* [Stated task]: Once the pictures are set aside, transcribe the remaining data exactly.

* [Collected data]:
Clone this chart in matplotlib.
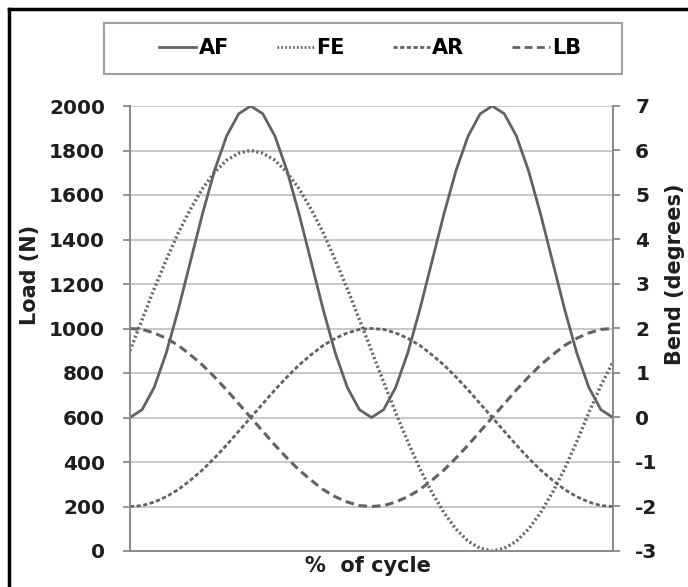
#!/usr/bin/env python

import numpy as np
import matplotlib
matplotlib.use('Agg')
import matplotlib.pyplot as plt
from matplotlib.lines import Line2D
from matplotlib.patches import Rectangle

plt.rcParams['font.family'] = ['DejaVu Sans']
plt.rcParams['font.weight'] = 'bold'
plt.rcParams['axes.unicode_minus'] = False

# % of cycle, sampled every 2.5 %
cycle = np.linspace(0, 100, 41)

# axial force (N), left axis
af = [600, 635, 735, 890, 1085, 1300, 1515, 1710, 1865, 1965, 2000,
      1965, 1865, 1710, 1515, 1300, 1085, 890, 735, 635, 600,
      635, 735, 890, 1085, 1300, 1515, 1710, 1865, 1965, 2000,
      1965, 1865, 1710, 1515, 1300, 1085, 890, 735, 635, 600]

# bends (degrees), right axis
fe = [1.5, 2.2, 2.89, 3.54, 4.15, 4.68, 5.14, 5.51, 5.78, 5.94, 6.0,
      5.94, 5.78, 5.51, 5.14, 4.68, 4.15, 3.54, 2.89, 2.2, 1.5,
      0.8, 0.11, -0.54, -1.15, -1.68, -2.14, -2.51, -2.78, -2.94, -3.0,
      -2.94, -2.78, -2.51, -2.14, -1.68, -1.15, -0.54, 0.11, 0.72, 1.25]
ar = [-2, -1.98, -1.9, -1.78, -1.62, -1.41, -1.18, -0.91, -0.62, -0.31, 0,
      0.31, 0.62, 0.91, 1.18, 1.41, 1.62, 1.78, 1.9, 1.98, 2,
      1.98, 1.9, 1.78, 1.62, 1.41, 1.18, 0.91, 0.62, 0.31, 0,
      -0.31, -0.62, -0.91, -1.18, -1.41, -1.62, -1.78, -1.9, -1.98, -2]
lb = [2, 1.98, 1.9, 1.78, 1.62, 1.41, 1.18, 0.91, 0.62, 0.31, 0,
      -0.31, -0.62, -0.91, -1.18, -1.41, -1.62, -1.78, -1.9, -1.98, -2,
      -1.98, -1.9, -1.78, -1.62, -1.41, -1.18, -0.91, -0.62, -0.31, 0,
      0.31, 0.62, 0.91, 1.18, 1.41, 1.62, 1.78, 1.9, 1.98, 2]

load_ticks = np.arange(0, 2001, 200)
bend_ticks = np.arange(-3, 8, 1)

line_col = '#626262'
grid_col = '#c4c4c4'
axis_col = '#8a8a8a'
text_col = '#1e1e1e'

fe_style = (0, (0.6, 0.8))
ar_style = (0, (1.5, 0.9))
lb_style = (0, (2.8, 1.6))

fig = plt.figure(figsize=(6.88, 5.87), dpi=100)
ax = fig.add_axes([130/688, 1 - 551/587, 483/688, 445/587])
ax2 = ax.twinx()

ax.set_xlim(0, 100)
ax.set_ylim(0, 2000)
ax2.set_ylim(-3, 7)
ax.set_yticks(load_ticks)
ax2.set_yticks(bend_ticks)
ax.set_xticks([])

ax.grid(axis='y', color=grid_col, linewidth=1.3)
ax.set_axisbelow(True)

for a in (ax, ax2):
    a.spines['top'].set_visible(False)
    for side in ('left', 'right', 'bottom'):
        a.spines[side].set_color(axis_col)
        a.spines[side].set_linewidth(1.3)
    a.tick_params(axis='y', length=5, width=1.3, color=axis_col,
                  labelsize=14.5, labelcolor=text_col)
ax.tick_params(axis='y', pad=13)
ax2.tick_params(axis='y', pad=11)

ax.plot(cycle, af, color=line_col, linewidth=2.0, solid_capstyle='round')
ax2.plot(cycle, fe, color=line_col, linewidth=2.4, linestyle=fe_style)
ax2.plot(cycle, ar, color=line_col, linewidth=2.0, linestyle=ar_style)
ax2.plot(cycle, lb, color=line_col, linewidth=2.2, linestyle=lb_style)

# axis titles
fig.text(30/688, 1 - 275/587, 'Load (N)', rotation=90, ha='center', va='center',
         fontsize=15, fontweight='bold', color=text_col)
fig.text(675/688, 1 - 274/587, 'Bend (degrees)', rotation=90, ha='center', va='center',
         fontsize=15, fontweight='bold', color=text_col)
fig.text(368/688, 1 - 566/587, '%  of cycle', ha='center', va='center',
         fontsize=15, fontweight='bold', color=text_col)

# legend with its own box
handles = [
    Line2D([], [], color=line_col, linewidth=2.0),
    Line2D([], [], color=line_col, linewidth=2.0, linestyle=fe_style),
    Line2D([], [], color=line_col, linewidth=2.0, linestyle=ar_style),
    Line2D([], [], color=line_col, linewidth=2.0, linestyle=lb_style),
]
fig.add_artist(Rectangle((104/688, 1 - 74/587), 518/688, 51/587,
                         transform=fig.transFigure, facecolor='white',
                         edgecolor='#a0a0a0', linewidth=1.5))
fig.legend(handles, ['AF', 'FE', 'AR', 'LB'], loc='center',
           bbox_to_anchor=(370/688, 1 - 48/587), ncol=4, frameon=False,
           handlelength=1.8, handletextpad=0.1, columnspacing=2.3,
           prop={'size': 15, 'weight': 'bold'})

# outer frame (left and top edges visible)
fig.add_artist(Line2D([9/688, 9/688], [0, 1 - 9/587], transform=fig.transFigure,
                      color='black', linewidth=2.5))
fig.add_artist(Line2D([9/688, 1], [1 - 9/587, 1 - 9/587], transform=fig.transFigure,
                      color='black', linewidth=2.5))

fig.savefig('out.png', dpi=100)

* [Written answer]:
Clone this chart in matplotlib.
#!/usr/bin/env python

import numpy as np
import matplotlib
matplotlib.use('Agg')
import matplotlib.pyplot as plt
from matplotlib.lines import Line2D
from matplotlib.patches import Rectangle

plt.rcParams['font.family'] = ['DejaVu Sans']
plt.rcParams['font.weight'] = 'bold'
plt.rcParams['axes.unicode_minus'] = False

# % of cycle, sampled every 2.5 %
cycle = np.linspace(0, 100, 41)

# axial force (N), left axis
af = [600, 635, 735, 890, 1085, 1300, 1515, 1710, 1865, 1965, 2000,
      1965, 1865, 1710, 1515, 1300, 1085, 890, 735, 635, 600,
      635, 735, 890, 1085, 1300, 1515, 1710, 1865, 1965, 2000,
      1965, 1865, 1710, 1515, 1300, 1085, 890, 735, 635, 600]

# bends (degrees), right axis
fe = [1.5, 2.2, 2.89, 3.54, 4.15, 4.68, 5.14, 5.51, 5.78, 5.94, 6.0,
      5.94, 5.78, 5.51, 5.14, 4.68, 4.15, 3.54, 2.89, 2.2, 1.5,
      0.8, 0.11, -0.54, -1.15, -1.68, -2.14, -2.51, -2.78, -2.94, -3.0,
      -2.94, -2.78, -2.51, -2.14, -1.68, -1.15, -0.54, 0.11, 0.72, 1.25]
ar = [-2, -1.98, -1.9, -1.78, -1.62, -1.41, -1.18, -0.91, -0.62, -0.31, 0,
      0.31, 0.62, 0.91, 1.18, 1.41, 1.62, 1.78, 1.9, 1.98, 2,
      1.98, 1.9, 1.78, 1.62, 1.41, 1.18, 0.91, 0.62, 0.31, 0,
      -0.31, -0.62, -0.91, -1.18, -1.41, -1.62, -1.78, -1.9, -1.98, -2]
lb = [2, 1.98, 1.9, 1.78, 1.62, 1.41, 1.18, 0.91, 0.62, 0.31, 0,
      -0.31, -0.62, -0.91, -1.18, -1.41, -1.62, -1.78, -1.9, -1.98, -2,
      -1.98, -1.9, -1.78, -1.62, -1.41, -1.18, -0.91, -0.62, -0.31, 0,
      0.31, 0.62, 0.91, 1.18, 1.41, 1.62, 1.78, 1.9, 1.98, 2]

load_ticks = np.arange(0, 2001, 200)
bend_ticks = np.arange(-3, 8, 1)

line_col = '#626262'
grid_col = '#c4c4c4'
axis_col = '#8a8a8a'
text_col = '#1e1e1e'

fe_style = (0, (0.6, 0.8))
ar_style = (0, (1.5, 0.9))
lb_style = (0, (2.8, 1.6))

fig = plt.figure(figsize=(6.88, 5.87), dpi=100)
ax = fig.add_axes([130/688, 1 - 551/587, 483/688, 445/587])
ax2 = ax.twinx()

ax.set_xlim(0, 100)
ax.set_ylim(0, 2000)
ax2.set_ylim(-3, 7)
ax.set_yticks(load_ticks)
ax2.set_yticks(bend_ticks)
ax.set_xticks([])

ax.grid(axis='y', color=grid_col, linewidth=1.3)
ax.set_axisbelow(True)

for a in (ax, ax2):
    a.spines['top'].set_visible(False)
    for side in ('left', 'right', 'bottom'):
        a.spines[side].set_color(axis_col)
        a.spines[side].set_linewidth(1.3)
    a.tick_params(axis='y', length=5, width=1.3, color=axis_col,
                  labelsize=14.5, labelcolor=text_col)
ax.tick_params(axis='y', pad=13)
ax2.tick_params(axis='y', pad=11)

ax.plot(cycle, af, color=line_col, linewidth=2.0, solid_capstyle='round')
ax2.plot(cycle, fe, color=line_col, linewidth=2.4, linestyle=fe_style)
ax2.plot(cycle, ar, color=line_col, linewidth=2.0, linestyle=ar_style)
ax2.plot(cycle, lb, color=line_col, linewidth=2.2, linestyle=lb_style)

# axis titles
fig.text(30/688, 1 - 275/587, 'Load (N)', rotation=90, ha='center', va='center',
         fontsize=15, fontweight='bold', color=text_col)
fig.text(675/688, 1 - 274/587, 'Bend (degrees)', rotation=90, ha='center', va='center',
         fontsize=15, fontweight='bold', color=text_col)
fig.text(368/688, 1 - 566/587, '%  of cycle', ha='center', va='center',
         fontsize=15, fontweight='bold', color=text_col)

# legend with its own box
handles = [
    Line2D([], [], color=line_col, linewidth=2.0),
    Line2D([], [], color=line_col, linewidth=2.0, linestyle=fe_style),
    Line2D([], [], color=line_col, linewidth=2.0, linestyle=ar_style),
    Line2D([], [], color=line_col, linewidth=2.0, linestyle=lb_style),
]
fig.add_artist(Rectangle((104/688, 1 - 74/587), 518/688, 51/587,
                         transform=fig.transFigure, facecolor='white',
                         edgecolor='#a0a0a0', linewidth=1.5))
fig.legend(handles, ['AF', 'FE', 'AR', 'LB'], loc='center',
           bbox_to_anchor=(370/688, 1 - 48/587), ncol=4, frameon=False,
           handlelength=1.8, handletextpad=0.1, columnspacing=2.3,
           prop={'size': 15, 'weight': 'bold'})

# outer frame (left and top edges visible)
fig.add_artist(Line2D([9/688, 9/688], [0, 1 - 9/587], transform=fig.transFigure,
                      color='black', linewidth=2.5))
fig.add_artist(Line2D([9/688, 1], [1 - 9/587, 1 - 9/587], transform=fig.transFigure,
                      color='black', linewidth=2.5))

fig.savefig('out.png', dpi=100)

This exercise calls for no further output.